The European Commission recently fined Meta 798 million euros—about $841 million—for "tying" classified ads on Facebook Marketplace to social accounts on Facebook. The commission defines tying as requiring consumers who want to purchase one product to buy another as well. The commission has acknowledged that tying often gives consumers better products at lower cost, but it accuses Meta of "imposing unfair trading conditions on other online classified ads service providers."
Meta's punishment is yet another "huge antitrust fine against a leading American technology company," says Joseph Coniglio, director of antitrust and innovation at the Information Technology and Innovation Foundation.
The commission opened its investigation of Meta in June 2021, inquiring into the company's collection of Facebook user data, which allows it to target consumers on Marketplace. (Such data collection was responsible for more than 99 percent of Meta's $133 billion revenue in 2023, according to the company's investor report.) The commission frets that these data afford Facebook an "undue competitive advantage" in "the online classified ads sector."
The commission hypothesizes that Facebook may receive information on users' preferences from its competitors' advertisements. It is unclear what would be wrong with that, given that competitors pay Facebook to target advertisements to users based on data the platform already possesses. These competitors have also willingly signed on to Facebook's terms and conditions, which authorize the company "to use ads-related data derived from competitors for the benefit of Facebook Marketplace"—a fact the commission itself acknowledges.

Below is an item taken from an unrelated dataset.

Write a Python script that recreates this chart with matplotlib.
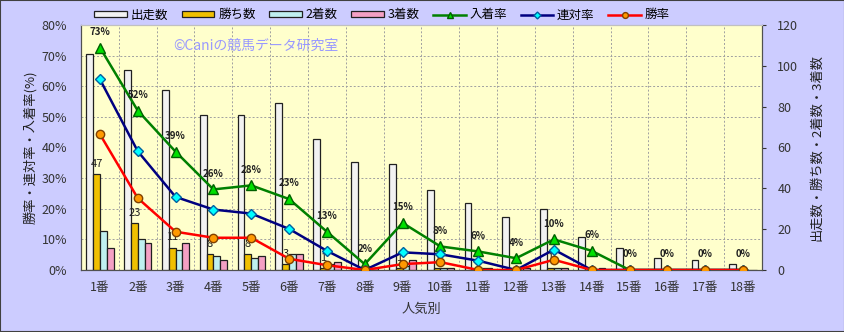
import numpy as np
import matplotlib
matplotlib.use("Agg")
import matplotlib.pyplot as plt
from matplotlib.ticker import MultipleLocator, FixedLocator
from matplotlib.patches import Rectangle

plt.rcParams['font.family'] = ['Noto Sans CJK JP', 'DejaVu Sans']

# 人気別データ
categories = [f"{i}番" for i in range(1, 19)]
runs = [106, 98, 88, 76, 76, 82, 64, 53, 52, 39, 33, 26, 30, 16, 11, 6, 5, 3]
wins = [47, 23, 11, 8, 8, 3, 1, 0, 1, 1, 0, 0, 1, 0, 0, 0, 0, 0]
seconds = [19, 15, 10, 7, 6, 8, 3, 0, 2, 1, 1, 0, 1, 0, 0, 0, 0, 0]
thirds = [11, 13, 13, 5, 7, 8, 4, 1, 5, 1, 1, 1, 1, 1, 0, 0, 0, 0]

runs_a = np.array(runs, dtype=float)
win_rate = np.array(wins) / runs_a * 100
rentai_rate = (np.array(wins) + np.array(seconds)) / runs_a * 100
place_rate = (np.array(wins) + np.array(seconds) + np.array(thirds)) / runs_a * 100

fig = plt.figure(figsize=(8.45, 3.32), dpi=100, facecolor="#CCCCFF")
ax = fig.add_axes([81 / 845, 62 / 332, 681 / 845, 245 / 332])
ax.set_facecolor("#FFFFCC")
x = np.arange(len(categories))
w = 0.18

# 棒グラフ（右軸）
b1 = ax.bar(x - 1.5 * w, runs, w, color="#F2F2F2", edgecolor="#202020", linewidth=0.9, zorder=3, label="出走数")
b2 = ax.bar(x - 0.5 * w, wins, w, color="#F0C000", edgecolor="#202020", linewidth=0.9, zorder=3, label="勝ち数")
b3 = ax.bar(x + 0.5 * w, seconds, w, color="#BFF0F0", edgecolor="#202020", linewidth=0.9, zorder=3, label="2着数")
b4 = ax.bar(x + 1.5 * w, thirds, w, color="#F4A0C4", edgecolor="#202020", linewidth=0.9, zorder=3, label="3着数")
for xi, v in zip(x, wins):
    if v > 0:
        ax.text(xi - 0.5 * w, v + 2.5, str(v), ha="center", va="bottom", fontsize=8, color="#202020", zorder=4)

ax.set_xlim(-0.5, len(categories) - 0.5)
ax.set_ylim(0, 120)

# 折れ線（左軸）
ax2 = ax.twinx()

ax.yaxis.tick_right()
ax.yaxis.set_label_position("right")
ax.yaxis.set_major_locator(MultipleLocator(20))
ax.yaxis.set_minor_locator(MultipleLocator(15))
ax.xaxis.set_minor_locator(FixedLocator(x[:-1] + 0.5))
ax.grid(which="minor", color="#A0A0A0", linestyle=(0, (2, 2)), linewidth=0.7)
ax.tick_params(which="minor", length=0)
ax.set_axisbelow(True)
ax.set_xticks(x)
ax.set_xticklabels(categories)
ax.tick_params(axis="x", length=0, pad=8, labelsize=9, colors="#333333")
ax.tick_params(axis="y", which="major", length=3, pad=8, labelsize=9, colors="#333333")
ax.set_ylabel("出走数・勝ち数・2着数・3着数", fontsize=9.5, color="#202020", labelpad=9)
ax.set_xlabel("人気別", fontsize=9.5, color="#333333", labelpad=6)

ax2.yaxis.tick_left()
ax2.yaxis.set_label_position("left")
ax2.set_ylim(0, 80)
ax2.yaxis.set_major_locator(MultipleLocator(10))
ax2.yaxis.set_major_formatter(lambda v, p: f"{v:.0f}%")
ax2.tick_params(axis="y", length=0, pad=10, labelsize=9, colors="#333333")
ax2.set_ylabel("勝率・連対率・入着率(%)", fontsize=9.5, color="#202020", labelpad=3)

l1, = ax2.plot(x, place_rate, color="#008000", linewidth=1.8, marker="^", markersize=7,
               markerfacecolor="#00E000", markeredgecolor="#006000", label="入着率", zorder=5)
l2, = ax2.plot(x, rentai_rate, color="#000080", linewidth=1.8, marker="D", markersize=5,
               markerfacecolor="#00FFFF", markeredgecolor="#0060A0", label="連対率", zorder=5)
l3, = ax2.plot(x, win_rate, color="#FF0000", linewidth=1.8, marker="o", markersize=6,
               markerfacecolor="#FF9900", markeredgecolor="#804000", label="勝率", zorder=6)
for xi, v in zip(x, place_rate):
    ax2.text(xi, v + 3.5, f"{int(v + 0.5)}%", ha="center", va="bottom", fontsize=7, fontweight="bold",
             color="#202020", zorder=7)

for a in (ax, ax2):
    for s in a.spines.values():
        s.set_color("#505050")
    a.spines["top"].set_color("#C0C0C0")

ax2.text(0.135, 0.915, "©Caniの競馬データ研究室", transform=ax2.transAxes, fontsize=10,
         color="#9999FF", ha="left", va="center", zorder=1)

fig.legend(handles=[b1, b2, b3, b4, l1, l2, l3], loc="center", bbox_to_anchor=(0.452, 0.955),
           ncol=7, frameon=False, fontsize=9, handlelength=2.6, handleheight=0.45,
           columnspacing=1.1, handletextpad=0.3, markerscale=0.7)

fig.add_artist(Rectangle((0, 0), 1, 1, transform=fig.transFigure, fill=False,
                         edgecolor="#404040", linewidth=1.5))

fig.savefig("out.png", dpi=100, facecolor=fig.get_facecolor())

Jennifer Huddleston, a senior fellow in technology policy at the Cato Institute, notes that tying has allowed users to have a more personalized experience on Facebook Marketplace based on their interests and interactions on Facebook. To the extent that competitors lose market share to Facebook Marketplace, they do so because the latter better serves consumers.

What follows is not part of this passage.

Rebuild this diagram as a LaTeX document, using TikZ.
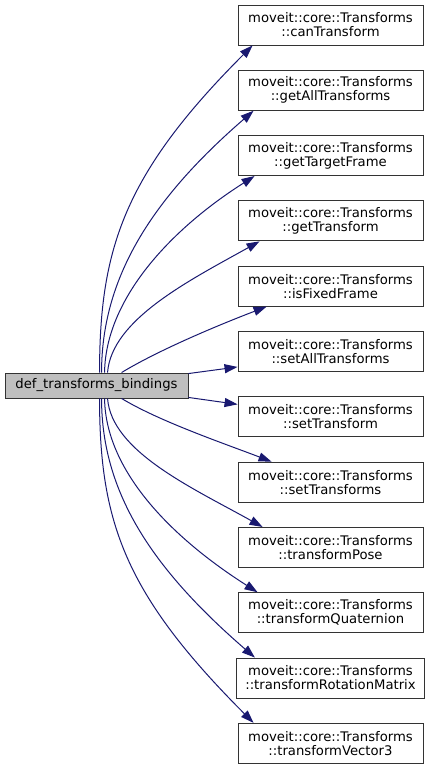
\documentclass[tikz,border=0pt]{standalone}
\usepackage{fontspec}
\setmainfont{DejaVu Sans}
\usetikzlibrary{positioning, arrows.meta}
\definecolor{edgeblue}{HTML}{191970}
\definecolor{rootgray}{HTML}{BFBFBF}

\begin{document}
\begin{tikzpicture}[
        x=1pt, y=-1pt,
        node distance=24.4pt,
        func/.style={rectangle, draw=black!80, fill=white, line width=0.9pt, minimum width=185pt, minimum height=40pt, inner xsep=9pt, align=center, font=\fontsize{13.2}{14}\selectfont},
        rootbox/.style={rectangle, draw=black!80, fill=rootgray, line width=0.9pt, minimum width=183pt, minimum height=25pt, font=\fontsize{13.2}{14}\selectfont},
        call/.style={-{Triangle[length=13pt, width=9pt]}, edgeblue, line width=1pt}
    ]
        \useasboundingbox (0,0) rectangle (432,771);

        % Caller
        \node[rootbox] (root) at (96.5,385.5) {def\_transforms\_bindings};

        % Callees
        \node[func] (can) at (330.5,25) {moveit::core::Transforms\\::canTransform};
        \node[func, below=of can] (getall) {moveit::core::Transforms\\::getAllTransforms};
        \node[func, below=of getall] (target) {moveit::core::Transforms\\::getTargetFrame};
        \node[func, below=of target] (gettr) {moveit::core::Transforms\\::getTransform};
        \node[func, below=of gettr] (fixed) {moveit::core::Transforms\\::isFixedFrame};
        \node[func, below=of fixed] (setall) {moveit::core::Transforms\\::setAllTransforms};
        \node[func, below=of setall] (settr) {moveit::core::Transforms\\::setTransform};
        \node[func, below=of settr] (settrs) {moveit::core::Transforms\\::setTransforms};
        \node[func, below=of settrs] (pose) {moveit::core::Transforms\\::transformPose};
        \node[func, below=of pose] (quat) {moveit::core::Transforms\\::transformQuaternion};
        \node[func, below=of quat] (rotmat) {moveit::core::Transforms\\::transformRotationMatrix};
        \node[func, below=of rotmat] (vec) {moveit::core::Transforms\\::transformVector3};

        % Calls upwards
        \draw[call] ([xshift=95pt]root.north west) .. controls +(0,-123) and +(-129,129) .. ([xshift=15pt]can.south west);
        \draw[call] ([xshift=97pt]root.north west) .. controls +(0,-93) and +(-104,90) .. ([xshift=16pt]getall.south west);
        \draw[call] ([xshift=100pt]root.north west) .. controls +(1,-73) and +(-85,54) .. ([xshift=17pt]target.south west);
        \draw[call] ([xshift=103pt]root.north west) .. controls +(4,-53) and +(-70,39) .. ([xshift=22pt]gettr.south west);
        \draw[call] ([xshift=117pt]root.north west) .. controls +(38,-23) and +(-47,18) .. ([xshift=29pt]fixed.south west);
        \draw[call] ([yshift=-1pt]root.north east) -- ([yshift=5pt]setall.south west);

        % Calls downwards
        \draw[call] ([yshift=1pt]root.south east) -- ([yshift=-8pt]settr.north west);
        \draw[call] ([xshift=117pt]root.south west) .. controls +(38,23) and +(-47,-18) .. ([xshift=34pt]settrs.north west);
        \draw[call] ([xshift=103pt]root.south west) .. controls +(4,53) and +(-70,-39) .. ([xshift=25pt]pose.north west);
        \draw[call] ([xshift=100pt]root.south west) .. controls +(1,73) and +(-85,-54) .. ([xshift=20pt]quat.north west);
        \draw[call] ([xshift=97pt]root.south west) .. controls +(0,93) and +(-104,-90) .. ([xshift=19pt]rotmat.north west);
        \draw[call] ([xshift=95pt]root.south west) .. controls +(0,123) and +(-129,-129) .. ([xshift=16pt]vec.north west);
    \end{tikzpicture}
\end{document}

In any event, those competitors are generally doing fine. Dirk Auer, director of competition policy at the International Center of Law and Economics, points out that each classified ad service provider has different product segments and different means of accessing users. Thanks to this differentiation, Auer says, "rivals have thrived…while Facebook's marketplace remains a secondary player."
Auer wonders why the commission has prosecuted "this shaky case of limited policy importance." One possible answer: The commission's antitrust fines are paid into the general European Union (E.U.) budget. As the commission notes, "Member States' contributions to the E.U. budget for the following year are reduced accordingly."
Here's a better idea: Rather than attacking American firms that benefit consumers, the commission should be friendlier to innovation and competition. If Europe would embrace pro-growth policies instead of expropriating the wealth of American firms, maybe the E.U. could close the $20,000 gap in gross domestic product per capita between itself and the United States.